The surrounding area was filled with another 200 people soaking in the sun, enjoying the hot tubs, and dancing on the oversized chessboard-turned-dance floor. It was playful, lush, and just weird enough to work. This wasn’t just a brand activation; it was a proper stage, with the right heads behind the decks.

Two Faces, One Soul
Each weekend brought a new host. Wilde Weide was handled by RRFM, the radio arm of Amsterdam’s Radio Radio, who came through with elegant, leftfield curation; Lola Edo,
, and the kind of sets that you want to Shazam but also keep secret. The vibe was high-end chill; music for heads, not algorithms.
Then SlapFunk took over for Wildeburg, and everything shifted gears. DJ Chuckie brought fire. Enzo Siragusa and Samuel Deep laid down groove-heavy bombs like they were back in the basement. It was raw, percussive, and ridiculously tight; the kind of session where you lose all sense of time.

The Sip Hits Different
Of course, it wouldn’t be Monkey Shoulder without drinks that matched the vibe. The Monkey Sour (with Szechuan honey), Monkey Colada (tiki-twisted), and the Ginger Monkey (available across the site) were in constant rotation. But somehow, sipping a cocktail inside a whisky-branded beach bunker while the bass rolls in? It just hit different.

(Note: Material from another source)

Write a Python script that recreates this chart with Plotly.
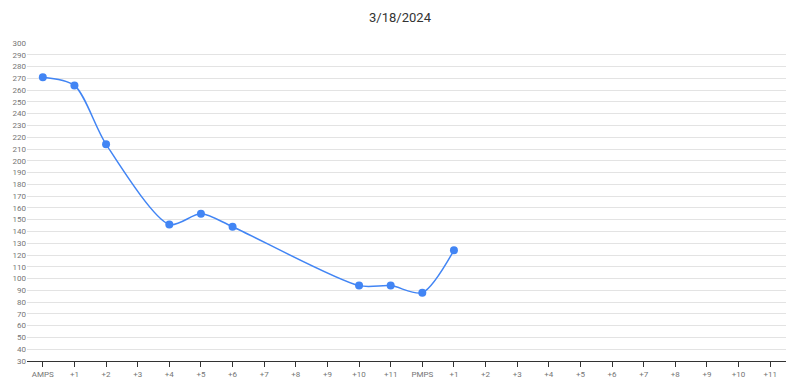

“I can’t wait to welcome people into the world of Monkey Shoulder,” said brand manager Sam van der Vliet, grinning like someone who knows they’ve pulled it off.
“This is a collaboration I dreamed of three years ago, and now that dream is finally coming true.”
He’s not wrong. In a summer packed with mega-stages and lineups that blur together, Monkey Shoulder gave us something smaller, stranger, and much more memorable. A reminder that sometimes, all you need is a house, a stack of records, and a crowd ready to party.